### OBJECTIVE
In the listing below, find the line with "b_yticks = [0, 1000, 2000, 3000, 4000, 5000, 6000]", then repeat exactly every line from the top through that one.

━━━

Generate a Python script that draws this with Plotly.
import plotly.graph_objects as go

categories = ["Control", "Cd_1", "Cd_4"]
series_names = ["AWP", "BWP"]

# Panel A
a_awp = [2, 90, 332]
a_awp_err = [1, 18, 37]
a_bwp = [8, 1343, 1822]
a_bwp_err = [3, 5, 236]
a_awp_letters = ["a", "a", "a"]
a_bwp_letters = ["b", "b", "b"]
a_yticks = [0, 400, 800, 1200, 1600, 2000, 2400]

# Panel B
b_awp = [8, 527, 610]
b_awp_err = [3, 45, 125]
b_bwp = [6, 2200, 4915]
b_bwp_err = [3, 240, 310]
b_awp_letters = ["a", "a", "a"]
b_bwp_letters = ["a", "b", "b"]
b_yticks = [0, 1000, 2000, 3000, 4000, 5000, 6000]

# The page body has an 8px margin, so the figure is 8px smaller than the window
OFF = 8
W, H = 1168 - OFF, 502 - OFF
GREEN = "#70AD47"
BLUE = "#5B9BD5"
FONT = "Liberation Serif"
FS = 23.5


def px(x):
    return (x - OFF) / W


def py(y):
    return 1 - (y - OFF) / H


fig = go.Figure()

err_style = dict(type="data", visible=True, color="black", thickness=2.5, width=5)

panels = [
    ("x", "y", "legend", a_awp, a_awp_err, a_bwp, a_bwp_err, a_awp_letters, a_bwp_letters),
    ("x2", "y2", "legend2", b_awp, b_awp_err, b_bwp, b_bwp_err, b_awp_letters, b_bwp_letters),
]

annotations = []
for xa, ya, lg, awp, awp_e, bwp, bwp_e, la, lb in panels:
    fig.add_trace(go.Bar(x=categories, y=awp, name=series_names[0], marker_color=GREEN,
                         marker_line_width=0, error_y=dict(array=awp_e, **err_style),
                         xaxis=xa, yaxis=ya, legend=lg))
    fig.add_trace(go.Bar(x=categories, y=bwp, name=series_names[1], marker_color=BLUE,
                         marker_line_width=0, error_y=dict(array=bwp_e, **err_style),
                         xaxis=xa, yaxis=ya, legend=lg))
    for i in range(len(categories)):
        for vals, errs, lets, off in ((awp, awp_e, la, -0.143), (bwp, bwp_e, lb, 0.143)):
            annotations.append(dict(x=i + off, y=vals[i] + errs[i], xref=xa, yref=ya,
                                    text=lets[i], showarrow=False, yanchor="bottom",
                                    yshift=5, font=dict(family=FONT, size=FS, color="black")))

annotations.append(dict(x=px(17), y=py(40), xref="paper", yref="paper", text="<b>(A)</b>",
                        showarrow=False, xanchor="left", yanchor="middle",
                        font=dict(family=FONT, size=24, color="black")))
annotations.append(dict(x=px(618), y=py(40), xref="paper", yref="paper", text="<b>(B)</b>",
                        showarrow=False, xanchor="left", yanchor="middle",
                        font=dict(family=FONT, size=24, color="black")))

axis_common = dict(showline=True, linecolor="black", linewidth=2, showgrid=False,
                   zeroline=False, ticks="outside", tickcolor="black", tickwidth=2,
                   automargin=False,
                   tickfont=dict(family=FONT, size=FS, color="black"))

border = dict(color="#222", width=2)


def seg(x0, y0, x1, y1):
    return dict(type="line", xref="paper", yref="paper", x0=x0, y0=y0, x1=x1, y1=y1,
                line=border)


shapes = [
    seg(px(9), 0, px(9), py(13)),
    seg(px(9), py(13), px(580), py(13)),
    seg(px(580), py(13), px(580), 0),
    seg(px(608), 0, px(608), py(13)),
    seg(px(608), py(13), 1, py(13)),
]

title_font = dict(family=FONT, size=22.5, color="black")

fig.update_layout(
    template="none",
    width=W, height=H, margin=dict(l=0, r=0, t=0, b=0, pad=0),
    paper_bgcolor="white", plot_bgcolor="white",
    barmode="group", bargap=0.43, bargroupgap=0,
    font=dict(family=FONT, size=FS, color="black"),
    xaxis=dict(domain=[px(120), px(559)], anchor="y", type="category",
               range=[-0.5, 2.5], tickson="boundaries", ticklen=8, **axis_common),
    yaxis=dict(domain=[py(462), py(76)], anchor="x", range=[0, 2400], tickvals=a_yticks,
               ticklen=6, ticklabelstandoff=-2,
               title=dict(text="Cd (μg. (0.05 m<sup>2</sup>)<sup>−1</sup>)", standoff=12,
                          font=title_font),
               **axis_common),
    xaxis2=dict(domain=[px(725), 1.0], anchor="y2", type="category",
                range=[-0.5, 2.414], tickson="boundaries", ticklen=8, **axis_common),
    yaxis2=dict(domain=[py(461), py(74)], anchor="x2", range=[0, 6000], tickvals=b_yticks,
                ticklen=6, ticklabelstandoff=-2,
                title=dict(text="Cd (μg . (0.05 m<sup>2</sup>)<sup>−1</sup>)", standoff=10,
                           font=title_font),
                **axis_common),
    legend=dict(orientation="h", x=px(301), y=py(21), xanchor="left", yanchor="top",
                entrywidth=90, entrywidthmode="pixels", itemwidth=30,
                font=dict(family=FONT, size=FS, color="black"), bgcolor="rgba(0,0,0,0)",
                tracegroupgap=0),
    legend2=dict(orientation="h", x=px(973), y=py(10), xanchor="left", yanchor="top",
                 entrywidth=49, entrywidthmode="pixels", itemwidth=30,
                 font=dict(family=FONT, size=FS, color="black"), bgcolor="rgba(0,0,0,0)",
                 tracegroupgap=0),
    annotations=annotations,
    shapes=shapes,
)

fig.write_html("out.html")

━━━

### SOLUTION TO THIS TASK
Generate a Python script that draws this with Plotly.
import plotly.graph_objects as go

categories = ["Control", "Cd_1", "Cd_4"]
series_names = ["AWP", "BWP"]

# Panel A
a_awp = [2, 90, 332]
a_awp_err = [1, 18, 37]
a_bwp = [8, 1343, 1822]
a_bwp_err = [3, 5, 236]
a_awp_letters = ["a", "a", "a"]
a_bwp_letters = ["b", "b", "b"]
a_yticks = [0, 400, 800, 1200, 1600, 2000, 2400]

# Panel B
b_awp = [8, 527, 610]
b_awp_err = [3, 45, 125]
b_bwp = [6, 2200, 4915]
b_bwp_err = [3, 240, 310]
b_awp_letters = ["a", "a", "a"]
b_bwp_letters = ["a", "b", "b"]
b_yticks = [0, 1000, 2000, 3000, 4000, 5000, 6000]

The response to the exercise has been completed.